Preferably, at least the upright or vertical portions of the
pillars 10 are hydrophobic, and the pillars 10 are spaced such that
the droplet 100 is supported above the pillars 10. It will be
appreciated that the Fakir state is a metastable state having air
pockets in the spaces between the pillars 10 below the droplet 100,
and in this embodiment the surface 20 is a superhydrophobic
surface. The angle .theta..sub.F represents the macroscopic contact
angle between the droplet 100 and the surface 20.
[0024] FIGS. 2A-2F show views of the textured surface 20 with the
droplet 100. illustrating the basic principle of transport, which
is illustrated in plan view in FIGS. 2A-2C and in side view in
FIGS. 2D-2F. Referring now to FIG. 2A, in this embodiment the
pillars 10 are formed as arcuate mesas comprising a track 114.
Although unitary pillars 10 are illustrated, it is contemplated
that each of the pillars 10 may alternatively comprise a plurality
of spaced-apart posts that cooperatively define an intermittent
arcuate mesa. The droplet 100 is supported on the mesas 10 with a
front portion 102 of the droplet contacting a particular lead mesa
10, the lowest possible surface energy state for the droplet on the
surface 20.
[0025] If the surface 20 is vibrated, inertial forces will cause
the droplet 100 to deform. For example, during an upward portion of
a vibration the droplet 100 will tend to spread out as the surface
20 pushes the bottom of the droplet 100 upwardly. Droplet
deformation is illustrated in FIG. 2B, where the droplet 100 is
flatter and covers a larger area than the original droplet
footprint 100' (the deformation is exaggerated, for clarity). The
actual shape of the deformed droplet 100 will depend on the
intensity of the vibration and the properties of the droplet 100
and the surface 20. In FIG. 2B, the droplet front portion 102
extends and contacts the next forward mesa 10', and the back
portion 104 contacts the next rearward mesa 10''.
[0026] Because the arcuate shape of the mesa 10 curves in the same
direction as the droplet front portion 102 (and opposite the
curvature, of the droplet back portion 104), the droplet front
portion 102 contacts a larger surface area of mesa 10' than the
back portion 104 contacts of mesa 10''. Therefore, from surface
energy and/or surface tension considerations, the droplet 100 will
preferentially pin or adhere to mesa 10' at the front portion 102.
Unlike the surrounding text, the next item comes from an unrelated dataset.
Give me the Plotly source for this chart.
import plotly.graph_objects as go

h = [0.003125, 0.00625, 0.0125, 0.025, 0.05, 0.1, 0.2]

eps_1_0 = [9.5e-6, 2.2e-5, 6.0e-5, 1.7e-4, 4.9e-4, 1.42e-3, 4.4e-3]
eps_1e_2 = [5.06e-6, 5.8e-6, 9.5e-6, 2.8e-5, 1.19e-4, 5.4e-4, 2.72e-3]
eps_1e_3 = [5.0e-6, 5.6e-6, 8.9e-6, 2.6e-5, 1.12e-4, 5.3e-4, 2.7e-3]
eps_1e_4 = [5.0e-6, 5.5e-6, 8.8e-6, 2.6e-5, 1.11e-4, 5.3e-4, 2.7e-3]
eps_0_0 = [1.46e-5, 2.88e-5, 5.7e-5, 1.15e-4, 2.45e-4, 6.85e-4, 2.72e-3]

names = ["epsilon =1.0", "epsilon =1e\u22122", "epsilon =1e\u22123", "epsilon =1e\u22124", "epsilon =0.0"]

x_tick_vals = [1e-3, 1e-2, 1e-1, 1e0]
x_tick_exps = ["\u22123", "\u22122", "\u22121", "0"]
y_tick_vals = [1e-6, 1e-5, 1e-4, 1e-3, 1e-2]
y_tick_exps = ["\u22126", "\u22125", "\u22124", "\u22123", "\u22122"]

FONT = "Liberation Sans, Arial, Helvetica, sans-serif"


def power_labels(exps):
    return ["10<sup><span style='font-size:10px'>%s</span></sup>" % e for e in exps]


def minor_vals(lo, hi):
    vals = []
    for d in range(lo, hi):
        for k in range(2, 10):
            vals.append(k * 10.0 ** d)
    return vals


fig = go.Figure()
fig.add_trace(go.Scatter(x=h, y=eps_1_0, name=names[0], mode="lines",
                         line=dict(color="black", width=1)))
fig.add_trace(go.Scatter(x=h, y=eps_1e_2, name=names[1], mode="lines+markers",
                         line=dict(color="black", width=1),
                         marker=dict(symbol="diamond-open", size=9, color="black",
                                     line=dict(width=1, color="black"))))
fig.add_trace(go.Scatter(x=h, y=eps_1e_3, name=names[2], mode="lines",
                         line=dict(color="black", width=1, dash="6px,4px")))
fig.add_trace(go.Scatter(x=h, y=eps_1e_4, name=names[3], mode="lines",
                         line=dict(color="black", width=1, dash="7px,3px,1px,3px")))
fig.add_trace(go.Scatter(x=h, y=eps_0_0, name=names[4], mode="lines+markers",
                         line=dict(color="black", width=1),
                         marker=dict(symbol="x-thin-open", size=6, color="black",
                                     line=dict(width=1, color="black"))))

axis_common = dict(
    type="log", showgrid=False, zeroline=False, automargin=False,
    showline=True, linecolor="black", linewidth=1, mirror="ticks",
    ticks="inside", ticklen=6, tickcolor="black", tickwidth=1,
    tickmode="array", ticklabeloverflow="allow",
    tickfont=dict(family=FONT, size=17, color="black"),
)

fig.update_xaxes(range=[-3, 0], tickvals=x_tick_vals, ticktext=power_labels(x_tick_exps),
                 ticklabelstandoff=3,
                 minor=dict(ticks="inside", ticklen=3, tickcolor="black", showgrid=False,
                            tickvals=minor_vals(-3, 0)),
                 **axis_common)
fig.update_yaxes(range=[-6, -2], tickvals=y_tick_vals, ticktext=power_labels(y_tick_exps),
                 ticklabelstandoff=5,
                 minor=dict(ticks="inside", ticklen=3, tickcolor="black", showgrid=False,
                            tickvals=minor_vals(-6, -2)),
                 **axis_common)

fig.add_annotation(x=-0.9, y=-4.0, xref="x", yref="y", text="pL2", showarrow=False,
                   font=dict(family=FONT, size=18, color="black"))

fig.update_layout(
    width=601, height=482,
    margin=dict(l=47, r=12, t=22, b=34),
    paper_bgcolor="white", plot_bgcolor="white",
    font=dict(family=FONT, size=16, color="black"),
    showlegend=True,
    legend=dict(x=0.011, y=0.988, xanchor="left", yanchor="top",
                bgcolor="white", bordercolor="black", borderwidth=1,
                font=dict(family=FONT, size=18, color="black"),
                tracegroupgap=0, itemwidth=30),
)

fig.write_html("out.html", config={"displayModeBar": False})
Then, as the surface 20 vibration moves downwardly, inertial forces
tend to cause the droplet 100 to elongate vertically, and the
droplet 100 will move in the direction of the front portion 102. In
one embodiment, the arcuate mesas define substantially circular
arcs, the arcs having substantially similar radii to that of the
droplet. If the radii of the arcuate mesas and the droplet are
substantially similar, the amount of mesa-top surface area
potentially contacted by the front portion of the droplet is
maximized.
[0027] The droplet 100 moved by the above process is illustrated in
FIG. 2C, where the front portion 102 of the droplet 100 now
contacts the forward mesa 10'. Thus, as the surface 20 continues to
vibrate, the droplet 100 will move, from right to left in FIGS.
2A-2C.
[0028] The movement of a droplet in the devices can be explained in
terms of locally minimizing surface energy. The droplet front
portion 102 tends to contact greater mesa surface area than the
droplet back portion 104 because the front portion 102 curves in
the same direction as the mesas 10. More surface area contacted
results in minimized surface energy. As the surface 20 vibrates,
the droplet 100 is deformed and the front portion 102 contacts
greater surface area than the back portion 104 for a symmetrical
deformation. The droplet 100 will therefore be urged to move
towards the front portion 102. The vibration frequency and
amplitude must be sufficient to cause the droplet 100 to extend
across one or more of the gaps between arcuate mesas 10. So long as
the front portion of the droplet continues to contact more surface
area than other sides of the droplet, the front portion will be
preferentially pinned to the new position and the droplet 100 will
tend to move toward the front portion 102.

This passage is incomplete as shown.